Source code of charts
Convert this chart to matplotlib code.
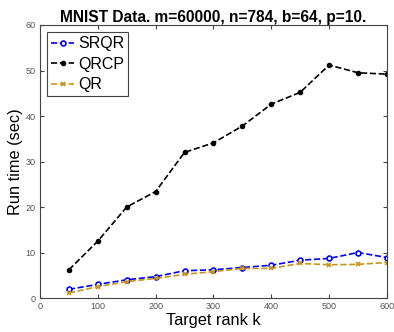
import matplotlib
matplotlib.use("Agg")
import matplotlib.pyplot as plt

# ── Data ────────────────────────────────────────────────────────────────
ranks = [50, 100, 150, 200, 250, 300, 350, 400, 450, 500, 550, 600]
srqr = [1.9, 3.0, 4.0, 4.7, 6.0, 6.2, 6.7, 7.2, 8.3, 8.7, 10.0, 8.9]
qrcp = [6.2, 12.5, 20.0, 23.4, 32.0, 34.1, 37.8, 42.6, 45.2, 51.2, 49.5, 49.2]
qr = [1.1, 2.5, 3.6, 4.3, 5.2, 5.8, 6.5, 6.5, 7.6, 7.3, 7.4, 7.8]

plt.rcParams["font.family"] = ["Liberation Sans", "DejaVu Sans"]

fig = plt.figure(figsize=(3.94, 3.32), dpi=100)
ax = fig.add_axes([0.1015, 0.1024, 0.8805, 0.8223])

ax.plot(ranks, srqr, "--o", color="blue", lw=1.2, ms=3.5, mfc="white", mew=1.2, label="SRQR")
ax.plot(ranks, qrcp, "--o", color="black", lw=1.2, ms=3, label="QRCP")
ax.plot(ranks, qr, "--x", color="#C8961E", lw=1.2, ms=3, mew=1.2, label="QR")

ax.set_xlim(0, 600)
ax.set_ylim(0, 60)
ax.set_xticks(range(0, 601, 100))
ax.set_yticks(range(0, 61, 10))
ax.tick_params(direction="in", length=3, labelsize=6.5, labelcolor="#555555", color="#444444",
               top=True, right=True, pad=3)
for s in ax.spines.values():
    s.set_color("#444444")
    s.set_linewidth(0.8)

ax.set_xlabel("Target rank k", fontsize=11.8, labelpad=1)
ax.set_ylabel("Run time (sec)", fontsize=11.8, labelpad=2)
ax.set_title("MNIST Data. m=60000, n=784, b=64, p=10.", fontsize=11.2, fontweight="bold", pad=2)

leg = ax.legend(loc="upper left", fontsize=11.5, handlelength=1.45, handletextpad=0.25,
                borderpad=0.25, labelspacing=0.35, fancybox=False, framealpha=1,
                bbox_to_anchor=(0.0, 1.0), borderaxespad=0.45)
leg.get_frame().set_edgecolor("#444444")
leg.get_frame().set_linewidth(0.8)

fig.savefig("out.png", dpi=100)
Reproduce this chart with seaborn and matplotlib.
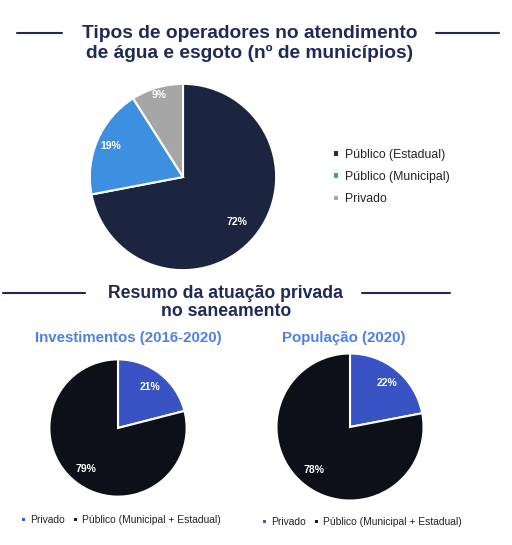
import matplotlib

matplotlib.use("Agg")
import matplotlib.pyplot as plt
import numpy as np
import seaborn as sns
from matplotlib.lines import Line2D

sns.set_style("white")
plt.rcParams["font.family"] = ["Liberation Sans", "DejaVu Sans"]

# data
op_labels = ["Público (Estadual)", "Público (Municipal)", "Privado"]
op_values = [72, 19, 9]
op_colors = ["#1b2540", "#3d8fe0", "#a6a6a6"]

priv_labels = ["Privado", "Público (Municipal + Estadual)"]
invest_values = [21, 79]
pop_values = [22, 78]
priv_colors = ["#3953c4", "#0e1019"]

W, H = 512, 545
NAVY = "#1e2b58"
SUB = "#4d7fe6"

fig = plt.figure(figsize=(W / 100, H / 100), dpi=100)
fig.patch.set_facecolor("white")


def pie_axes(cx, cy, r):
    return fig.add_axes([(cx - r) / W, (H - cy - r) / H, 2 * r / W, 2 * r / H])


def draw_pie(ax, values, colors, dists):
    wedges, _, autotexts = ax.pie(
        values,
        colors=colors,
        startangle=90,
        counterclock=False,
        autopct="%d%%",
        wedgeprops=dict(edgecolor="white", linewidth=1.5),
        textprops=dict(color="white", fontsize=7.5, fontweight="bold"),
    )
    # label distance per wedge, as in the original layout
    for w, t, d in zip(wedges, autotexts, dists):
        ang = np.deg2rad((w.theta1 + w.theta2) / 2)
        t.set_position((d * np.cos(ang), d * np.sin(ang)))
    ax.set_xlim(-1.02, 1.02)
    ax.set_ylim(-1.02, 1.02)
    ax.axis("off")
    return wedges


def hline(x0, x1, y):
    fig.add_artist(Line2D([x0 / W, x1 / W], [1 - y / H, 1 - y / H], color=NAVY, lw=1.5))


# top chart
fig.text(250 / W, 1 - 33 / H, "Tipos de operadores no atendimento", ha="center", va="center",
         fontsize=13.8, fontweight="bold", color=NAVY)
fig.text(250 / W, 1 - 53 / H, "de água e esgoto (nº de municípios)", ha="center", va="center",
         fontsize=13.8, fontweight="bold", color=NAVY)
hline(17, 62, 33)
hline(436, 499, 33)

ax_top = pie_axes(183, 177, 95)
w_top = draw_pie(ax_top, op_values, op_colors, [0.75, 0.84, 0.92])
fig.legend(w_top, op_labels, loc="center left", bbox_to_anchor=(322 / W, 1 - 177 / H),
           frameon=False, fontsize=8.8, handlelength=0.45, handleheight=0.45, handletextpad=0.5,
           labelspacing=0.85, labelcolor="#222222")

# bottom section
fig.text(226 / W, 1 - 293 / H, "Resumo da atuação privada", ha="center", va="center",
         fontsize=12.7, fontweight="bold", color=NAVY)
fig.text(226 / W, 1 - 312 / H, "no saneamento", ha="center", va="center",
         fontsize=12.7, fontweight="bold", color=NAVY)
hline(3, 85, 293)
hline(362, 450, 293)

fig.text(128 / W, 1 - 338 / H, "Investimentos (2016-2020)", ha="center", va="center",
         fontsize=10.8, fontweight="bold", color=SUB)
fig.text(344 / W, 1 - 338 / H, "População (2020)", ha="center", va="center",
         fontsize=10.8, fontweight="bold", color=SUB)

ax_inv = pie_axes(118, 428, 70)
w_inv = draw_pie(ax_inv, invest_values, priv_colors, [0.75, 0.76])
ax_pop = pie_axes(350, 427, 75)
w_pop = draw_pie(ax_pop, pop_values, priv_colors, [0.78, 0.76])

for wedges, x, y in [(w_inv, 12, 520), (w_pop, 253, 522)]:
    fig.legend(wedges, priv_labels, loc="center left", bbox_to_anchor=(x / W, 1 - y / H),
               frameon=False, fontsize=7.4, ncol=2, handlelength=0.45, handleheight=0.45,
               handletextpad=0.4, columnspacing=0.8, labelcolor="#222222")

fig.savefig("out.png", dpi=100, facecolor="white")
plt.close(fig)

REQUIRED WORK
Start at the first line of the records and write out everything up to and including the line containing "ax = fig.add_axes([0.1015, 0.1024, 0.8805, 0.8223])". No pictures.

SOLUTION BELOW
Convert this chart to matplotlib code.
import matplotlib
matplotlib.use("Agg")
import matplotlib.pyplot as plt

# ── Data ────────────────────────────────────────────────────────────────
ranks = [50, 100, 150, 200, 250, 300, 350, 400, 450, 500, 550, 600]
srqr = [1.9, 3.0, 4.0, 4.7, 6.0, 6.2, 6.7, 7.2, 8.3, 8.7, 10.0, 8.9]
qrcp = [6.2, 12.5, 20.0, 23.4, 32.0, 34.1, 37.8, 42.6, 45.2, 51.2, 49.5, 49.2]
qr = [1.1, 2.5, 3.6, 4.3, 5.2, 5.8, 6.5, 6.5, 7.6, 7.3, 7.4, 7.8]

plt.rcParams["font.family"] = ["Liberation Sans", "DejaVu Sans"]

fig = plt.figure(figsize=(3.94, 3.32), dpi=100)
ax = fig.add_axes([0.1015, 0.1024, 0.8805, 0.8223])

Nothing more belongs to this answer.